Subordinating the Truth

December 19, 2005

As I was watching President Bush’s latest news conference, I was again struck by the thought of how different the news climate and public mood would be if the mainstream media (MSM) were truly as unbiased as they pretend to be.

If the MSM were indeed objective and animated by an investigative impulse and a nonpartisan, government-watchdog instinct, they might thoroughly cover and inquire into the following:

— Why Joe Wilson appears to have lied when he denied that his wife, Valerie Plame, recommended him to the CIA to investigate the claim that Saddam Hussein sought uranium yellowcake from Niger, manifestly unqualified though he was. They might also examine Wilson’s bragging about debunking certain forged documents on his trip that were not even discovered until eight months later.

— Senator Durbin’s unconscionable likening of America’s treatment of terrorist detainees to the treatment of prisoners by Pol Pot, the Nazi regime and the Soviet Gulags.

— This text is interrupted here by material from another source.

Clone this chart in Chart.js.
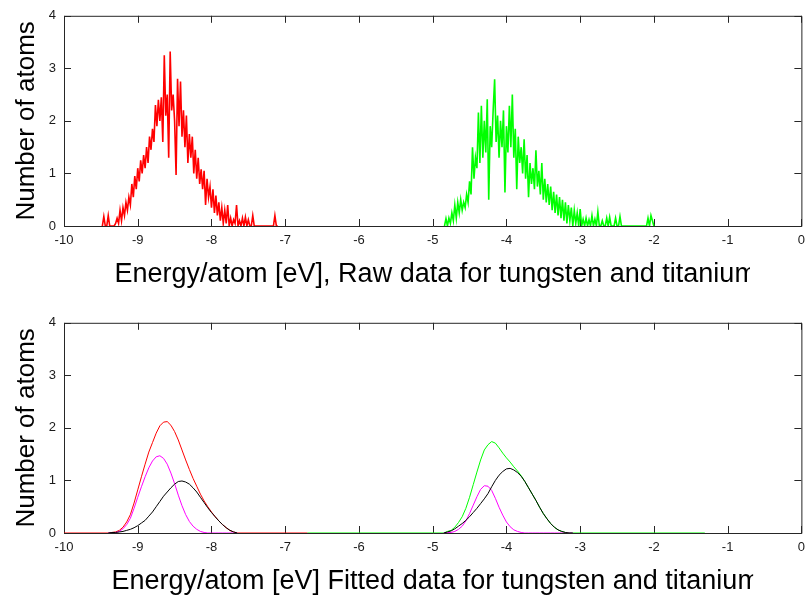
<!DOCTYPE html>
<html>
<head>
<meta charset="utf-8">
<script src="https://cdn.jsdelivr.net/npm/chart.js@4.4.1/dist/chart.umd.min.js"></script>
<style>
html,body{margin:0;padding:0;background:#fff;overflow:hidden}
#wrap{position:relative;width:806px;height:596px;overflow:hidden;background:#fff}
canvas{position:absolute;left:0}
#raw{top:0}
#fit{top:307px}
</style>
</head>
<body>
<div id="wrap">
<canvas id="raw" width="812" height="307"></canvas>
<canvas id="fit" width="812" height="289"></canvas>
</div>
<script>
// ---- tick labels
const xTickValues = [-10,-9,-8,-7,-6,-5,-4,-3,-2,-1,0];
const yTickValues = [0,1,2,3,4];

// ---- raw histograms (bin width 0.02 eV)
const binStep = 0.02;
const wRawStart = -9.48;
const wRaw = [
0,0.18,0,0,0.2,0,0,0,0,0.05,
0.15,0.05,0.3,0.1,0.35,0.2,0.45,0.3,0.55,0.4,
0.8,0.55,0.95,0.7,1.1,0.85,1.25,1.0,1.35,1.1,
1.5,1.2,1.7,1.45,1.85,1.6,2.3,1.9,2.4,2.0,
2.45,1.6,3.25,2.1,2.5,1.3,3.32,2.2,2.5,2.0,
0.97,2.8,1.9,2.75,1.7,2.2,1.5,2.1,1.2,1.75,
1.3,1.7,1.0,1.45,0.9,1.3,0.8,1.08,0.7,1.05,
0.4,0.9,0.55,0.75,0.35,0.7,0.25,0.58,0.2,0.45,
0.1,0.35,0.05,0.3,0.05,0.4,0,0.15,0,0.12,
0.05,0.4,0,0.1,0,0.15,0,0.17,0,0.12,
0,0,0.2,0,0,0,0,0,0,0,
0,0,0,0,0,0,0,0.2,0,0
];
const tiRawStart = -4.84;
const tiRaw = [
0,0.14,0,0.15,0.05,0.25,0.1,0.4,0.15,0.45,
0.25,0.5,0.3,0.45,0.35,0.6,0.45,0.85,0.6,1.5,
0.9,1.3,1.1,2.16,1.2,2.29,1.3,2.0,1.4,2.41,
0.5,1.9,1.5,2.2,2.79,1.6,2.1,1.3,2.0,1.5,
2.2,0.64,1.9,1.4,2.29,1.5,2.5,1.3,1.85,0.7,
1.7,1.2,1.5,1.0,1.65,0.9,1.35,0.55,1.2,0.8,
1.1,0.7,1.44,0.75,1.05,0.6,1.2,0.5,0.9,0.45,
0.8,0.4,0.75,0.3,0.65,0.25,0.6,0.2,0.55,0.15,
0.5,0.1,0.45,0.05,0.4,0.1,0.35,0,0.3,0.05,
0.25,0,0.32,0,0.13,0,0.15,0,0.12,0,
0.2,0,0.13,0,0.27,0,0,0.1,0,0,
0.15,0,0.17,0,0,0,0.15,0,0,0.18,
0,0,0,0,0,0,0,0,0,0,
0,0,0,0,0,0,0,0,0.15,0,
0.2,0.1,0
];

// ---- fitted curves (sampled every 0.05 eV)
const fitStep = 0.05;
const wFitStart = -9.40;
const wFitTotal = [0,0.01,0.02,0.05,0.11,0.21,0.35,0.57,0.82,1.07,1.31,1.54,1.72,1.90,2.04,2.11,2.12,2.05,1.93,1.77,1.58,1.39,1.21,1.04,0.89,0.74,0.61,0.50,0.40,0.31,0.23,0.16,0.10,0.05,0.02,0];
const wFitA = [0,0,0.01,0.03,0.08,0.16,0.28,0.47,0.68,0.88,1.07,1.24,1.37,1.45,1.47,1.42,1.31,1.14,0.94,0.72,0.52,0.35,0.22,0.13,0.07,0.03,0.01,0,0,0,0,0,0,0,0,0];
const wFitB = [0,0.01,0.01,0.02,0.03,0.05,0.07,0.10,0.14,0.19,0.24,0.32,0.40,0.50,0.60,0.70,0.78,0.86,0.93,0.98,0.99,0.97,0.93,0.86,0.78,0.68,0.58,0.48,0.39,0.31,0.23,0.16,0.10,0.05,0.02,0];
const tiFitStart = -4.85;
const tiFitTotal = [0,0.03,0.05,0.11,0.20,0.31,0.47,0.68,0.92,1.16,1.39,1.58,1.68,1.74,1.71,1.62,1.52,1.43,1.35,1.26,1.18,1.09,0.98,0.86,0.74,0.62,0.49,0.37,0.27,0.18,0.11,0.06,0.03,0.01,0,0];
const tiFitA = [0,0.01,0.01,0.03,0.07,0.13,0.23,0.37,0.53,0.69,0.83,0.90,0.89,0.81,0.66,0.49,0.34,0.21,0.12,0.06,0.03,0.01,0,0,0,0,0,0,0,0,0,0,0,0,0,0];
const tiFitB = [0,0.02,0.04,0.08,0.13,0.18,0.24,0.31,0.39,0.47,0.56,0.65,0.75,0.88,1.00,1.10,1.17,1.22,1.23,1.20,1.15,1.08,0.98,0.86,0.74,0.62,0.49,0.37,0.27,0.18,0.11,0.06,0.03,0.01,0,0];
const wFitRange = [-10, -6.70];
const tiFitRange = [-6.70, -1.31];

const tickFont = "'Liberation Sans Narrow','Liberation Sans',Arial,sans-serif";
const titleFont = "'Liberation Sans',Arial,sans-serif";

function series(start, step, vals){
  return vals.map((v,i)=>({x:+(start+i*step).toFixed(2), y:v}));
}
function withRange(range, pts){
  return [{x:range[0],y:0}].concat(pts,[{x:range[1],y:0}]);
}
function line(data, color, order, width){
  return {data:data, borderColor:color, borderWidth:width||1, pointRadius:0, fill:false, tension:0, order:order};
}

// box with inward ticks + axis labels, MATLAB style
const matlabAxes = {
  id:'matlabAxes',
  beforeDatasetsDraw(chart){
    const ctx=chart.ctx, a=chart.chartArea, x=chart.scales.x, y=chart.scales.y;
    ctx.save();
    ctx.strokeStyle='#262626';
    ctx.lineWidth=1;
    ctx.beginPath();
    ctx.rect(a.left+0.5,a.top+0.5,a.right-a.left,a.bottom-a.top);
    x.ticks.forEach(t=>{
      const px=Math.round(x.getPixelForValue(t.value))+0.5;
      ctx.moveTo(px,a.bottom); ctx.lineTo(px,a.bottom-7);
      ctx.moveTo(px,a.top); ctx.lineTo(px,a.top+7);
    });
    y.ticks.forEach(t=>{
      const py=Math.round(y.getPixelForValue(t.value))+0.5;
      ctx.moveTo(a.left,py); ctx.lineTo(a.left+7,py);
      ctx.moveTo(a.right,py); ctx.lineTo(a.right-7,py);
    });
    ctx.stroke();
    ctx.restore();
  },
  afterDraw(chart,args,opts){
    const ctx=chart.ctx, a=chart.chartArea;
    ctx.save();
    ctx.fillStyle='#000';
    ctx.font='27px '+titleFont;
    ctx.textAlign='center';
    ctx.textBaseline='alphabetic';
    const cx=(a.left+a.right)/2+3;
    const w=ctx.measureText(opts.xTitle).width;
    const mw=ctx.measureText('m').width;
    ctx.save();
    ctx.beginPath();
    ctx.rect(0,0,cx+w/2-mw*0.3,chart.height);
    ctx.clip();
    ctx.fillText(opts.xTitle,cx,a.bottom+56);
    ctx.restore();
    ctx.font='26px '+titleFont;
    ctx.translate(34,(a.top+a.bottom)/2);
    ctx.rotate(-Math.PI/2);
    ctx.fillText(opts.yTitle,0,0);
    ctx.restore();
  }
};

function makeChart(id, datasets, xTitle){
  const cv=document.getElementById(id);
  return new Chart(cv,{
    type:'line',
    data:{datasets:datasets},
    plugins:[matlabAxes],
    options:{
      responsive:false,
      animation:false,
      devicePixelRatio:1,
      layout:{padding:{top:13,left:0,right:3,bottom:0}},
      plugins:{
        legend:{display:false},
        tooltip:{enabled:false},
        matlabAxes:{xTitle:xTitle, yTitle:'Number of atoms'}
      },
      scales:{
        x:{
          type:'linear', min:-10, max:0,
          afterBuildTicks:s=>{ s.ticks=xTickValues.map(v=>({value:v})); },
          afterFit:s=>{ s.height=cv.height-226; },
          grid:{display:false, drawTicks:false},
          border:{display:false},
          ticks:{padding:7, autoSkip:false, maxRotation:0, color:'#1a1a1a', font:{family:tickFont,size:13}}
        },
        y:{
          min:0, max:4,
          afterBuildTicks:s=>{ s.ticks=yTickValues.map(v=>({value:v})); },
          afterFit:s=>{ s.width=64; },
          grid:{display:false, drawTicks:false},
          border:{display:false},
          ticks:{padding:8, color:'#1a1a1a', font:{family:tickFont,size:13}}
        }
      }
    }
  });
}

makeChart('raw',[
  line(series(wRawStart,binStep,wRaw),'#ff0000',2,1.6),
  line(series(tiRawStart,binStep,tiRaw),'#00ff00',2,1.6)
],'Energy/atom [eV], Raw data for tungsten and titanium');

makeChart('fit',[
  line(withRange(wFitRange,series(wFitStart,fitStep,wFitTotal)),'#ff0000',3),
  line(withRange(tiFitRange,series(tiFitStart,fitStep,tiFitTotal)),'#00ff00',3),
  line(series(wFitStart,fitStep,wFitA),'#ff00ff',2),
  line(series(tiFitStart,fitStep,tiFitA),'#ff00ff',2),
  line(series(wFitStart,fitStep,wFitB),'#000000',1),
  line(series(tiFitStart,fitStep,tiFitB),'#000000',1)
],'Energy/atom [eV] Fitted data for tungsten and titanium');
</script>
</body>
</html>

— Why one of its own standard bearers, the vaunted New York Times, sat on the surveillance “scandal” story until the week Congress was debating reauthorization of the Patriot Act.

— Where Senate Minority Leader Harry Reid gets off demanding an independent investigation about this NSA surveillance — a practice that essentially began under President Clinton and about which Reid and his colleagues were privy to a dozen briefings.

— How Democratic leaders have continually accused President Bush of lying to get us into war when they had access to the same WMD intelligence as President Bush and voted to authorize him to attack Iraq.

— Why only a handful of Democrat senators availed themselves of their access to certain detailed reports on Iraqi WMD.

— Why Democratic leaders claim their plainly unconditional authorization to attack Iraq was based on further conditions.

— Upon what evidence the Democrats base their slanderous allegation that the Bush administration, as a matter of policy, engages in the systematic torture of terrorist detainees.

— How Democratic leaders could justify their irresponsible call for a specific withdrawal timetable for Iraq without playing into the terrorists’ hands.

— Why most of those Democrats, when Republicans called their bluff, were afraid to back up their destructive rhetoric with their vote.

— The Democrats’ conspicuous inability or unwillingness to offer a single alternative plan for Iraq, though they ceaselessly condemn President Bush’s policies on it.

— Why senators who voted for the Patriot Act are now refusing to reauthorize it despite the lack of a credible case that the administration has abused its authority or compromised civil liberties.

— How Democrat Senators can complain about the government’s failure to connect the dots concerning the terrorists’ 9/11 plot and at the same time take action that will virtually guaranty our inability to connect future dots.

— On what basis Sen. Harry Reid charges that the present Congress is “the most corrupt in history.”

— The remarkable progress in Iraq of the training of Iraqi security forces and the rebuilding of the Iraqi infrastructure.

— The positive morale of the American troops in Iraq despite the endless distortions of the MSM and Democratic politicians.

— The robustness and resilience of the American economy under President Bush.

The MSM has been largely silent or slanted on these stories, along with many others that don’t support their preferred template.

Yet, in the face of this evidence, the MSM mostly deny their bias. What’s scary is that many of them actually believe they aren’t biased, which is as much a result of self-deception as deception of others.

This is because they operate in the type of stifling bubble they believe envelops President Bush. They surround themselves only with people who share their decidedly leftist, secular worldview. They harbor a myopic arrogance that regards contrary opinion as aberrant, perverse and evil. They oppose at all costs anything that advances that worldview, including the dissemination of the truth.

Thus, their professed allegiance to the truth must yield to their jaded perception of the higher good. Their pretense toward objectivity must be subordinated to their desired political ends.

This explains their concerted suppression of the undeniable historic significance of the Iraqi elections in favor of their timed release of the story on the surveillance scandal. It explains CBS’s John Roberts’ obliviousness to how he embarrassed himself in asking President Bush — on the heels of this remarkable news about the burgeoning Iraqi government — to confess his worst mistake in office.

While I am mindful and appreciative of the profound counterbalancing impact of the New Media in the interest of truth, we must remember that the MSM are still alive and kicking and hellbent on shaping the news and public opinion in conformity with their worldview.